#### [WHAT IS NEEDED]
Your task is to repeat all of the data exactly while excluding the pictures.

-- Begin --

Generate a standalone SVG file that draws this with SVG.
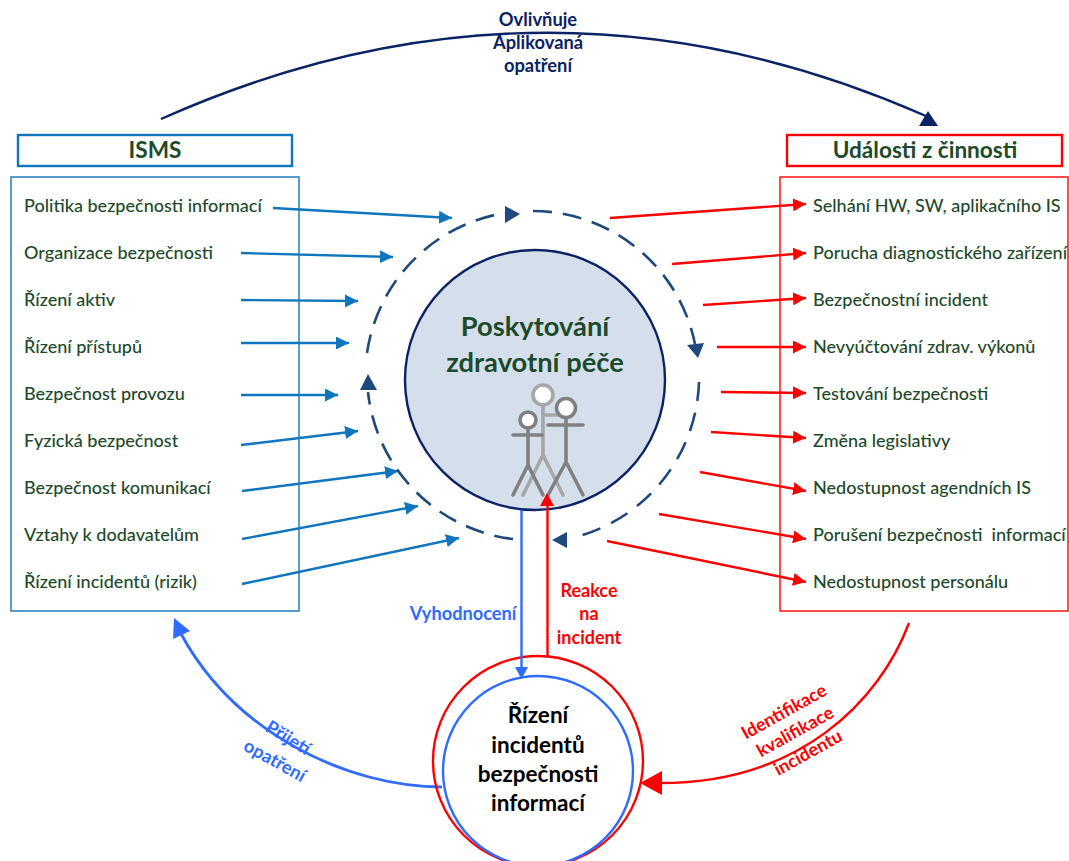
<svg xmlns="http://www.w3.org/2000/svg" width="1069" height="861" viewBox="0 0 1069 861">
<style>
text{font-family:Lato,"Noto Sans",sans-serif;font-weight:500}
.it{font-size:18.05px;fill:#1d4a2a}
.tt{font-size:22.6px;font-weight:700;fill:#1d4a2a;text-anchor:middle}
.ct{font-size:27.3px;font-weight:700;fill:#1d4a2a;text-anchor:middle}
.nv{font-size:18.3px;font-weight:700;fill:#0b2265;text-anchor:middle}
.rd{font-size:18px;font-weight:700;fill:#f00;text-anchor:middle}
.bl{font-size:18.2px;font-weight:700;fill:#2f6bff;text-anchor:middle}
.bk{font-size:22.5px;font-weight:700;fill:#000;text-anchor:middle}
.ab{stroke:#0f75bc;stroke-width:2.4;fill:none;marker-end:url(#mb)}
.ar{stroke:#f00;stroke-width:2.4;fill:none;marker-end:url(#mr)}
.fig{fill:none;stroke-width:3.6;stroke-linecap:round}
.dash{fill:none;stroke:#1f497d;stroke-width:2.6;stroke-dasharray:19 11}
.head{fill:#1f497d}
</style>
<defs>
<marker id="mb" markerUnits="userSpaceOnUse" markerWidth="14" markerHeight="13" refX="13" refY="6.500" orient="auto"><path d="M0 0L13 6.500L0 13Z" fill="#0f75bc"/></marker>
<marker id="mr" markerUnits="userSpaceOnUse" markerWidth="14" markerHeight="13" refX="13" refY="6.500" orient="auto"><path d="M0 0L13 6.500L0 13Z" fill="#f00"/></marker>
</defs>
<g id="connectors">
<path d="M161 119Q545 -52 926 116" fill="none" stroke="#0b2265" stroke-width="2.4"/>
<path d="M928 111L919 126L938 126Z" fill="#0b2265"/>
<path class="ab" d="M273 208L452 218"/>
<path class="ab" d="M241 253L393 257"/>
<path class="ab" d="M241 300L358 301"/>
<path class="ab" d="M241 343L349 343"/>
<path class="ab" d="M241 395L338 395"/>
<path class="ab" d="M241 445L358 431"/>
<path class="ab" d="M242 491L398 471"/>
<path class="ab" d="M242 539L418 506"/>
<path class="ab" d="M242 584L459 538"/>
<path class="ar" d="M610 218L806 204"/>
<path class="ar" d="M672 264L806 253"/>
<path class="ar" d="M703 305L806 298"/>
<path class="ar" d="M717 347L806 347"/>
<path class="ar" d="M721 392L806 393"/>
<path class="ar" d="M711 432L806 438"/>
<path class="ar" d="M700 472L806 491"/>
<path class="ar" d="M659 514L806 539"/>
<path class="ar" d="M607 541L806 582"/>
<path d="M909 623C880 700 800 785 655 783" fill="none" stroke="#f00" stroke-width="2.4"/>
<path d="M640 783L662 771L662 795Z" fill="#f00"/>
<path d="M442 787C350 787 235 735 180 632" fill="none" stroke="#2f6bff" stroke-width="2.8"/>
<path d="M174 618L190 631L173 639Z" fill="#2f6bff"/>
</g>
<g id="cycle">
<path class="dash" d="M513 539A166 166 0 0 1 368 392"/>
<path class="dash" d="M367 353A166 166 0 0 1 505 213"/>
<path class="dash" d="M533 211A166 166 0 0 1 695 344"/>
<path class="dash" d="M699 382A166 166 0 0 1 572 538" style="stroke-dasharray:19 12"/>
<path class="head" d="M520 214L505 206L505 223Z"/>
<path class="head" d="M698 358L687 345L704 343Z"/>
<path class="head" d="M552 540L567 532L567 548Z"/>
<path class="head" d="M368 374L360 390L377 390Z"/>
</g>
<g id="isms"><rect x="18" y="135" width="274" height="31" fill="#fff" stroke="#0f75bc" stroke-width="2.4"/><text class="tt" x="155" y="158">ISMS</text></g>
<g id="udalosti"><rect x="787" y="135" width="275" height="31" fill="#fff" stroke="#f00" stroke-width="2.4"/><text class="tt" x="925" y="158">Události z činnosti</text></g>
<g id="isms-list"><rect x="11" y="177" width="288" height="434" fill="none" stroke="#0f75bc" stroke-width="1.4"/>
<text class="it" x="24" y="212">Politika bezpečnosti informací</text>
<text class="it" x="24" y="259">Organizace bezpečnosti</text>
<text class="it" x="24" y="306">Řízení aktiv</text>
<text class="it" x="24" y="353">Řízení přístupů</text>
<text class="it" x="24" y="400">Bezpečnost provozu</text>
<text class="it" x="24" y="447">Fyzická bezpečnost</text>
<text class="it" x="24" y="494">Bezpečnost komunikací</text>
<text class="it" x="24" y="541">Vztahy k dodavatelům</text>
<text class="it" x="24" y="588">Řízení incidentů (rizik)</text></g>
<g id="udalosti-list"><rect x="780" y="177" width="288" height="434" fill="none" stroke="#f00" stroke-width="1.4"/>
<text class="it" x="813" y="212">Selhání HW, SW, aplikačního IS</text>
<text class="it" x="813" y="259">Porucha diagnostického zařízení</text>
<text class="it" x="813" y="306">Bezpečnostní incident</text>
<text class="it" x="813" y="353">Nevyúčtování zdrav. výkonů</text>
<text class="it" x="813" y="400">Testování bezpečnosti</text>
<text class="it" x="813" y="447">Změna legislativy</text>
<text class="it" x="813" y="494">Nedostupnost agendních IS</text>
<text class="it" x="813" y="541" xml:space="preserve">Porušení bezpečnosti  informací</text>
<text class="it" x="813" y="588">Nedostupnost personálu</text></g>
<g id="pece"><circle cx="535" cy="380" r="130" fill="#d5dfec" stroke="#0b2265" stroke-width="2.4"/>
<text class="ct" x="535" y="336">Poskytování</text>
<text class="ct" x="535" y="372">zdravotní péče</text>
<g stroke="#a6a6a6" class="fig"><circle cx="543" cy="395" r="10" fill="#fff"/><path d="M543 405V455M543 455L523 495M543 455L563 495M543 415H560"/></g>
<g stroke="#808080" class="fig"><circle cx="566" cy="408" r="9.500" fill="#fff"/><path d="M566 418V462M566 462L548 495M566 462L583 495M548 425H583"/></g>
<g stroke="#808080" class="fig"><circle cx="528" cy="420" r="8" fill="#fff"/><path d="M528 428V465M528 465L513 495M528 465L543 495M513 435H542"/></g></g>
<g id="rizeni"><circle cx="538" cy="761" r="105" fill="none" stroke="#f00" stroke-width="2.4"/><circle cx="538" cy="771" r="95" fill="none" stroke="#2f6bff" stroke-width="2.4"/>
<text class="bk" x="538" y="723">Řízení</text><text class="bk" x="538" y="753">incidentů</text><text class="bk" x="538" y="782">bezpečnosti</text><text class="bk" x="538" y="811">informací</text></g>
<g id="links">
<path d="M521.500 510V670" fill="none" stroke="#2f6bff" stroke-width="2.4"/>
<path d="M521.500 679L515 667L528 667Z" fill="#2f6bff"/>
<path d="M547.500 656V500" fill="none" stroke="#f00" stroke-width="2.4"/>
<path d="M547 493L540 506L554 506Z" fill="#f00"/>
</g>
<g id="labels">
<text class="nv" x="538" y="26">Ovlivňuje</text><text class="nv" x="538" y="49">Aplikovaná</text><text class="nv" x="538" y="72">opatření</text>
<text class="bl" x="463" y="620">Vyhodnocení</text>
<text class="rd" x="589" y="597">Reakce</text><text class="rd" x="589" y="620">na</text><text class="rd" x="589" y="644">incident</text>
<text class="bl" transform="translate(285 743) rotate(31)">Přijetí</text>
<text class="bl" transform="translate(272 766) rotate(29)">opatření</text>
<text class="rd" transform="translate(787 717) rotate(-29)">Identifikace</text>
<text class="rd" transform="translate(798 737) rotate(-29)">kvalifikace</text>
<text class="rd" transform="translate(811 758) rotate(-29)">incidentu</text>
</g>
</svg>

-- End --

#### [EXERCISE RESULT]
Generate a standalone SVG file that draws this with SVG.
<svg xmlns="http://www.w3.org/2000/svg" width="1069" height="861" viewBox="0 0 1069 861">
<style>
text{font-family:Lato,"Noto Sans",sans-serif;font-weight:500}
.it{font-size:18.05px;fill:#1d4a2a}
.tt{font-size:22.6px;font-weight:700;fill:#1d4a2a;text-anchor:middle}
.ct{font-size:27.3px;font-weight:700;fill:#1d4a2a;text-anchor:middle}
.nv{font-size:18.3px;font-weight:700;fill:#0b2265;text-anchor:middle}
.rd{font-size:18px;font-weight:700;fill:#f00;text-anchor:middle}
.bl{font-size:18.2px;font-weight:700;fill:#2f6bff;text-anchor:middle}
.bk{font-size:22.5px;font-weight:700;fill:#000;text-anchor:middle}
.ab{stroke:#0f75bc;stroke-width:2.4;fill:none;marker-end:url(#mb)}
.ar{stroke:#f00;stroke-width:2.4;fill:none;marker-end:url(#mr)}
.fig{fill:none;stroke-width:3.6;stroke-linecap:round}
.dash{fill:none;stroke:#1f497d;stroke-width:2.6;stroke-dasharray:19 11}
.head{fill:#1f497d}
</style>
<defs>
<marker id="mb" markerUnits="userSpaceOnUse" markerWidth="14" markerHeight="13" refX="13" refY="6.500" orient="auto"><path d="M0 0L13 6.500L0 13Z" fill="#0f75bc"/></marker>
<marker id="mr" markerUnits="userSpaceOnUse" markerWidth="14" markerHeight="13" refX="13" refY="6.500" orient="auto"><path d="M0 0L13 6.500L0 13Z" fill="#f00"/></marker>
</defs>
<g id="connectors">
<path d="M161 119Q545 -52 926 116" fill="none" stroke="#0b2265" stroke-width="2.4"/>
<path d="M928 111L919 126L938 126Z" fill="#0b2265"/>
<path class="ab" d="M273 208L452 218"/>
<path class="ab" d="M241 253L393 257"/>
<path class="ab" d="M241 300L358 301"/>
<path class="ab" d="M241 343L349 343"/>
<path class="ab" d="M241 395L338 395"/>
<path class="ab" d="M241 445L358 431"/>
<path class="ab" d="M242 491L398 471"/>
<path class="ab" d="M242 539L418 506"/>
<path class="ab" d="M242 584L459 538"/>
<path class="ar" d="M610 218L806 204"/>
<path class="ar" d="M672 264L806 253"/>
<path class="ar" d="M703 305L806 298"/>
<path class="ar" d="M717 347L806 347"/>
<path class="ar" d="M721 392L806 393"/>
<path class="ar" d="M711 432L806 438"/>
<path class="ar" d="M700 472L806 491"/>
<path class="ar" d="M659 514L806 539"/>
<path class="ar" d="M607 541L806 582"/>
<path d="M909 623C880 700 800 785 655 783" fill="none" stroke="#f00" stroke-width="2.4"/>
<path d="M640 783L662 771L662 795Z" fill="#f00"/>
<path d="M442 787C350 787 235 735 180 632" fill="none" stroke="#2f6bff" stroke-width="2.8"/>
<path d="M174 618L190 631L173 639Z" fill="#2f6bff"/>
</g>
<g id="cycle">
<path class="dash" d="M513 539A166 166 0 0 1 368 392"/>
<path class="dash" d="M367 353A166 166 0 0 1 505 213"/>
<path class="dash" d="M533 211A166 166 0 0 1 695 344"/>
<path class="dash" d="M699 382A166 166 0 0 1 572 538" style="stroke-dasharray:19 12"/>
<path class="head" d="M520 214L505 206L505 223Z"/>
<path class="head" d="M698 358L687 345L704 343Z"/>
<path class="head" d="M552 540L567 532L567 548Z"/>
<path class="head" d="M368 374L360 390L377 390Z"/>
</g>
<g id="isms"><rect x="18" y="135" width="274" height="31" fill="#fff" stroke="#0f75bc" stroke-width="2.4"/><text class="tt" x="155" y="158">ISMS</text></g>
<g id="udalosti"><rect x="787" y="135" width="275" height="31" fill="#fff" stroke="#f00" stroke-width="2.4"/><text class="tt" x="925" y="158">Události z činnosti</text></g>
<g id="isms-list"><rect x="11" y="177" width="288" height="434" fill="none" stroke="#0f75bc" stroke-width="1.4"/>
<text class="it" x="24" y="212">Politika bezpečnosti informací</text>
<text class="it" x="24" y="259">Organizace bezpečnosti</text>
<text class="it" x="24" y="306">Řízení aktiv</text>
<text class="it" x="24" y="353">Řízení přístupů</text>
<text class="it" x="24" y="400">Bezpečnost provozu</text>
<text class="it" x="24" y="447">Fyzická bezpečnost</text>
<text class="it" x="24" y="494">Bezpečnost komunikací</text>
<text class="it" x="24" y="541">Vztahy k dodavatelům</text>
<text class="it" x="24" y="588">Řízení incidentů (rizik)</text></g>
<g id="udalosti-list"><rect x="780" y="177" width="288" height="434" fill="none" stroke="#f00" stroke-width="1.4"/>
<text class="it" x="813" y="212">Selhání HW, SW, aplikačního IS</text>
<text class="it" x="813" y="259">Porucha diagnostického zařízení</text>
<text class="it" x="813" y="306">Bezpečnostní incident</text>
<text class="it" x="813" y="353">Nevyúčtování zdrav. výkonů</text>
<text class="it" x="813" y="400">Testování bezpečnosti</text>
<text class="it" x="813" y="447">Změna legislativy</text>
<text class="it" x="813" y="494">Nedostupnost agendních IS</text>
<text class="it" x="813" y="541" xml:space="preserve">Porušení bezpečnosti  informací</text>
<text class="it" x="813" y="588">Nedostupnost personálu</text></g>
<g id="pece"><circle cx="535" cy="380" r="130" fill="#d5dfec" stroke="#0b2265" stroke-width="2.4"/>
<text class="ct" x="535" y="336">Poskytování</text>
<text class="ct" x="535" y="372">zdravotní péče</text>
<g stroke="#a6a6a6" class="fig"><circle cx="543" cy="395" r="10" fill="#fff"/><path d="M543 405V455M543 455L523 495M543 455L563 495M543 415H560"/></g>
<g stroke="#808080" class="fig"><circle cx="566" cy="408" r="9.500" fill="#fff"/><path d="M566 418V462M566 462L548 495M566 462L583 495M548 425H583"/></g>
<g stroke="#808080" class="fig"><circle cx="528" cy="420" r="8" fill="#fff"/><path d="M528 428V465M528 465L513 495M528 465L543 495M513 435H542"/></g></g>
<g id="rizeni"><circle cx="538" cy="761" r="105" fill="none" stroke="#f00" stroke-width="2.4"/><circle cx="538" cy="771" r="95" fill="none" stroke="#2f6bff" stroke-width="2.4"/>
<text class="bk" x="538" y="723">Řízení</text><text class="bk" x="538" y="753">incidentů</text><text class="bk" x="538" y="782">bezpečnosti</text><text class="bk" x="538" y="811">informací</text></g>
<g id="links">
<path d="M521.500 510V670" fill="none" stroke="#2f6bff" stroke-width="2.4"/>
<path d="M521.500 679L515 667L528 667Z" fill="#2f6bff"/>
<path d="M547.500 656V500" fill="none" stroke="#f00" stroke-width="2.4"/>
<path d="M547 493L540 506L554 506Z" fill="#f00"/>
</g>
<g id="labels">
<text class="nv" x="538" y="26">Ovlivňuje</text><text class="nv" x="538" y="49">Aplikovaná</text><text class="nv" x="538" y="72">opatření</text>
<text class="bl" x="463" y="620">Vyhodnocení</text>
<text class="rd" x="589" y="597">Reakce</text><text class="rd" x="589" y="620">na</text><text class="rd" x="589" y="644">incident</text>
<text class="bl" transform="translate(285 743) rotate(31)">Přijetí</text>
<text class="bl" transform="translate(272 766) rotate(29)">opatření</text>
<text class="rd" transform="translate(787 717) rotate(-29)">Identifikace</text>
<text class="rd" transform="translate(798 737) rotate(-29)">kvalifikace</text>
<text class="rd" transform="translate(811 758) rotate(-29)">incidentu</text>
</g>
</svg>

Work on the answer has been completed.